Global analysis of aging-related protein structural changes uncovers enzyme-polymerization-based control of longevity.
Paukštytė J., López Cabezas RM., Feng Y., Tong K., Schnyder D., Elomaa E., Gregorova P., Doudin M., Särkkä M., Sarameri J., Lippi A., Vihinen H., Juutila J., Nieminen A., Törönen P., Holm L., Jokitalo E., Krisko A., Huiskonen J., Sarin LP., Hietakangas V., Picotti P., Barral Y., Saarikangas J.
Aging is associated with progressive phenotypic changes. Virtually all cellular phenotypes are produced by proteins, and their structural alterations can lead to age-related diseases. However, we still lack comprehensive knowledge of proteins undergoing structural-functional changes during cellular aging and their contributions to age-related phenotypes. Here, we conducted proteome-wide analysis of early age-related protein structural changes in budding yeast using limited proteolysis-mass spectrometry (LiP-MS). The results, compiled in online ProtAge catalog, unraveled age-related functional changes in regulators of translation, protein folding, and amino acid metabolism.

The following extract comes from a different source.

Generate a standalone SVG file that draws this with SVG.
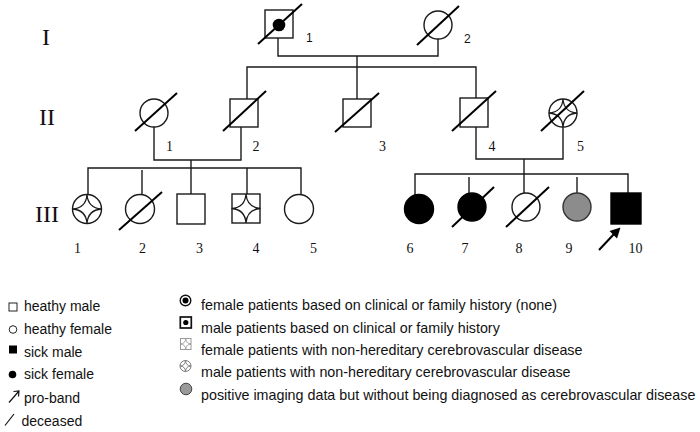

Mechanistically, we found that folded glutamate synthase Glt1 polymerizes into supramolecular self-assemblies during aging, causing breakdown of cellular amino acid homeostasis. Inhibiting Glt1 polymerization by mutating the polymerization interface restored amino acid levels in aged cells, attenuated mitochondrial dysfunction, and led to lifespan extension. Altogether, this comprehensive map of protein structural changes enables identifying mechanisms of age-related phenotypes and offers opportunities for their reversal.